BRIEF DESCRIPTION OF THE DRAWINGS
[0016] The above and other features and advantages of the present
invention will become more apparent by describing in detail
exemplary embodiments thereof with reference to the attached
drawings in which:
[0017] FIG. 1 is a schematic block diagram of a structure of a
conventional thin film deposition apparatus;
[0018] FIG. 2 is a schematic block diagram of a structure of a thin
film deposition apparatus according to an embodiment of the present
invention; and
[0019] FIG. 3 illustrates a structure of an adaptor block installed
in a chamber shown in FIG. 2.
DETAILED DESCRIPTION OF THE INVENTION
[0020] The present invention will now be described more fully with
reference to the accompanying drawings, in which exemplary
embodiments of the invention are shown.
[0021] As shown in FIG. 2, a thin film deposition apparatus
according to an embodiment of the present invention includes a
chamber 110 for depositing a thin film on a wafer, a canister 130
for accommodating a liquid chemical source to be supplied to the
chamber 1 10, and a vaporizer 120 for vaporizing the liquid
chemical source bubbled in the canister 130 and providing the
vaporized chemical source to the chamber 110.
[0022] A first gas line L1 connected to the vaporizer 120 and a
second gas line L2 through which a reactant gas to react the
vaporized chemical source is provided are connected to the chamber
110. A first purge gas line L1' and a second purge gas line L2'
through which inert gases are provided as purge gases are connected
to the first and second gas lines L1 and L2, respectively. An
exhaust gas 111 through which gas within the chamber 110 is
exhausted is connected to the first and second purge gas lines L1'
and L2'.
[0023] A plurality of solenoid-type process valves V, operating
according to an electrical signal, are installed in the first and
second gas lines L1 and L2 and the first and second purge gas lines
L1' and L2' to control the flow of the chemical source, the
reactant gas, or the purge gas.
[0024] According to an aspect of the present invention, the
vaporizer 120 and the first gas line L1 are installed on an upper
side or lateral side of the chamber 110 by an adaptor block 125 to
be incorporated into the chamber 110. More specifically, as shown
in FIG. 3, the adaptor block 125, made of stainless steel (SUS) or
ceramic, is processed to form the vaporizer 120 therein.

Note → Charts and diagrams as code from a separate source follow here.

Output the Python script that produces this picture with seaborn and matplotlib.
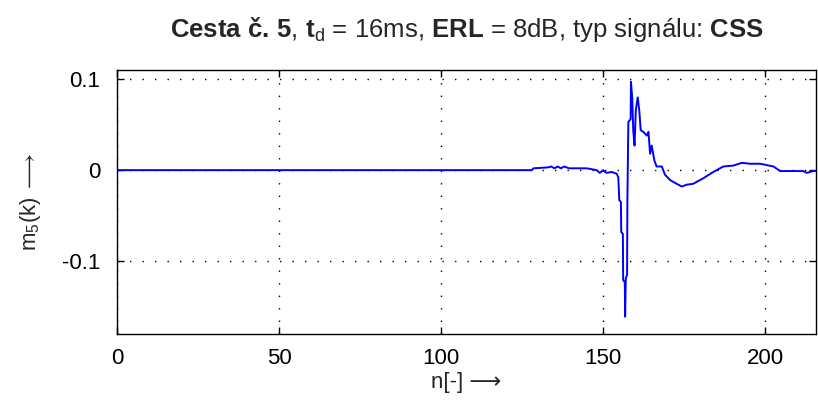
import matplotlib
matplotlib.use("Agg")
import matplotlib.pyplot as plt
import seaborn as sns
import pandas as pd

# ---- data ----
n_vals = [0, 128, 128.5, 133, 134, 135, 136, 137, 138, 139.5, 145, 148, 149, 150, 151,
          152.7, 154.2, 154.7, 155.0, 155.5, 155.6, 156.1, 156.2, 156.7, 156.8, 157.0,
          157.4, 157.5, 157.8, 158.5, 158.6, 159.0, 159.3, 159.7, 160.1, 160.7, 161.2,
          161.6, 162.4, 163.5, 164.0, 164.5, 165.0, 165.8, 166.5, 168.1, 169.1, 170.7,
          172.7, 174.3, 175.8, 177.8, 180.9, 184.0, 187.1, 190.2, 192.8, 195.4, 198.5,
          202.6, 204.6, 211.8, 212.8, 214.9, 216]
m5_vals = [0, 0, 0.002, 0.003, 0.004, 0.002, 0.004, 0.002, 0.004, 0.002, 0.002, 0.0,
           -0.003, 0.0, -0.003, -0.002, -0.004, -0.008, -0.033, -0.035, -0.068, -0.070,
           -0.121, -0.123, -0.161, -0.119, -0.115, -0.033, 0.053, 0.056, 0.097, 0.079,
           0.044, 0.027, 0.066, 0.080, 0.064, 0.044, 0.042, 0.038, 0.042, 0.018, 0.027,
           0.011, 0.004, 0.004, -0.005, -0.011, -0.015, -0.018, -0.016, -0.015, -0.009,
           -0.002, 0.004, 0.005, 0.008, 0.007, 0.007, 0.004, -0.001, -0.001, -0.003,
           -0.001, -0.001]
x_ticks = [0, 50, 100, 150, 200]
x_ticklabels = ["0", "50", "100", "150", "200"]
y_ticks = [-0.1, 0, 0.1]
y_ticklabels = ["-0.1", "0", "0.1"]

df = pd.DataFrame({"n": n_vals, "m5": m5_vals})

sns.set_theme(style="white")
plt.rcParams["font.family"] = ["Liberation Sans", "DejaVu Sans"]
plt.rcParams["mathtext.fontset"] = "custom"
plt.rcParams["mathtext.rm"] = "Liberation Sans"
plt.rcParams["mathtext.bf"] = "Liberation Sans:bold"
plt.rcParams["mathtext.it"] = "Liberation Sans"
plt.rcParams["mathtext.fallback"] = "stixsans"

fig = plt.figure(figsize=(8.18, 4.05), dpi=100)
ax = fig.add_axes([117 / 818, 1 - 334 / 405, (816 - 117) / 818, (334 - 70) / 405])

sns.lineplot(data=df, x="n", y="m5", ax=ax, color="#0000ff", linewidth=1.4,
             estimator=None, sort=False)

ax.set_xlim(0, 215.7)
ax.set_ylim(-0.18, 0.11)
ax.set_xticks(x_ticks)
ax.set_xticklabels(x_ticklabels)
ax.set_yticks(y_ticks)
ax.set_yticklabels(y_ticklabels)
ax.tick_params(direction="in", length=5, width=1, colors="black", labelsize=16,
               top=True, right=True, bottom=True, left=True)
ax.tick_params(axis="y", pad=12)
ax.tick_params(axis="x", pad=10)
for sp in ax.spines.values():
    sp.set_color("black")
    sp.set_linewidth(1.0)
ax.grid(True, color="black", linestyle=(0, (1, 8)), linewidth=1.0)

ax.set_xlabel("n[-] \u27f6", fontsize=16, labelpad=2)
ax.set_ylabel(r"m$_5$(k)$\;\longrightarrow$", fontsize=16, labelpad=14)
ax.set_title(r"$\mathbf{Cesta\ č.\,5}$, $\mathbf{t}_\mathrm{d}$ = 16ms, "
             r"$\mathbf{ERL}$ = 8dB, typ signálu: $\mathbf{CSS}$",
             fontsize=18.5, pad=24)

fig.savefig("out.png", dpi=100)
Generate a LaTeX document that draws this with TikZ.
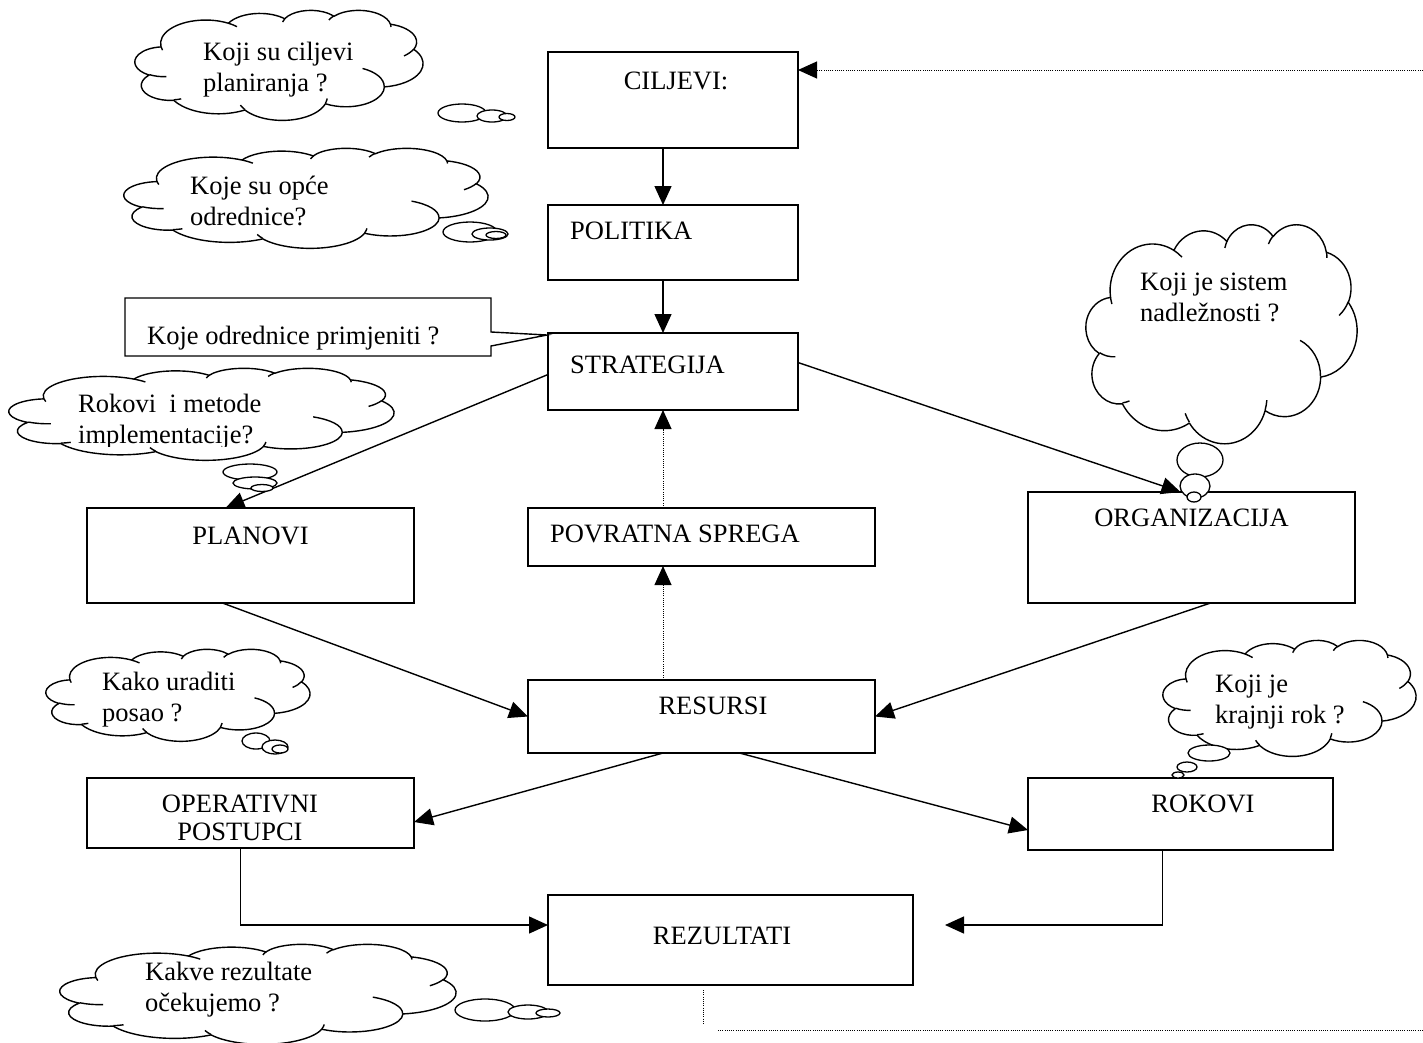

The first
gas line L1 is a path formed by processing the inside of the
adaptor block 125.
[0025] Heaters H are installed in the adaptor block 125. Since the
adaptor block 125 directly heats the first gas line L1 using the
heaters H, the thin film deposition apparatus of FIG. 2 can reduce
thermal loss compared with a conventional thin film deposition
apparatus in which a gas line is heated by a heating tape or a
jacket.
[0026] Since the gas line in the conventional thin film deposition
apparatus is surrounded by the heating tape or the jacket, the
heating tape or the jacket may be deteriorated at a high
temperature or a fire may be caused due to the deterioration.
However, the first gas line L1 in the thin film deposition
apparatus of FIG. 2 is heated by the heaters H installed within the
adaptor block 125, which is made of metal or ceramic, so that the
possibility of deterioration or fire may be removed.
[0027] As shown in FIG. 2, only one manual valve Vm for maintenance
is installed in rear of the vaporizer 120. The manual valve Vm is
not a solenoid type process valve but a manually operable valve.
Thus, the manual valve Vm operates without obstructions of
temperature conditions.
[0028] A feeding process valve V or a bypassing process valve V of
the first purge gas line L1' is installed in front of the adaptor
block 125 to reduce the temperature of the valve V.
[0029] The feeding or bypassing process valve V may be directly
installed on the adaptor block 125. In this case, unnecessary gas
lines are removed.
[0030] A temperature sensor S for sensing the internal temperature
of the first gas line L1 is installed within the adaptor block 125.
The temperature sensor S may be organically connected to a
temperature controller (not shown). In this case, when the internal
temperature of the first gas line L1 departs from a predetermined
temperature range, the temperature sensor S senses the internal
temperature and sends a signal corresponding to the sensed
temperature to the temperature controller. The temperature
controller controls the heaters H according to the received signal
so that the internal temperature of the first gas line L1 can be
always within the predetermined range. Since the temperature sensor
is well known in the art, detailed descriptions thereof will be
omitted.
[0031] According to this structure, process valves operating at 150
degrees or less can be used because a chemical source that requires
a vaporization temperature of 250 degrees or more, such as, STO or
BST, passes through no process valves. Accordingly, the possibility
that process valves used are damaged due to a long use and a high
temperature is removed, thus improving process reproducibility and
hardware stability. Thus, the machine availability can be
increased.
[0032] As described above, in a thin film deposition apparatus
according to the present invention, a vaporizer is incorporated
into a chamber by using an adaptor block, a first gas line is
formed within the adaptor block, and a heater for heating the first
gas line is installed within the adaptor block. Thus, a chemical
source having a high vaporization temperature, such as, STO or BST,
can be used to form a thin film on a wafer.
[0033] Furthermore, since the heater is installed within the
adaptor block and heats the first gas line, the possibility that
the first gas line is deteriorated at a high temperature or that
the first gas line is on fire can be removed.
[0034] While the present invention has been particularly shown and
described with reference to exemplary embodiments thereof, it will
be understood by those of ordinary skill in the art that various
changes in form and details may be made therein without departing
from the spirit and scope of the present invention as defined by
the following claims.
* * * * *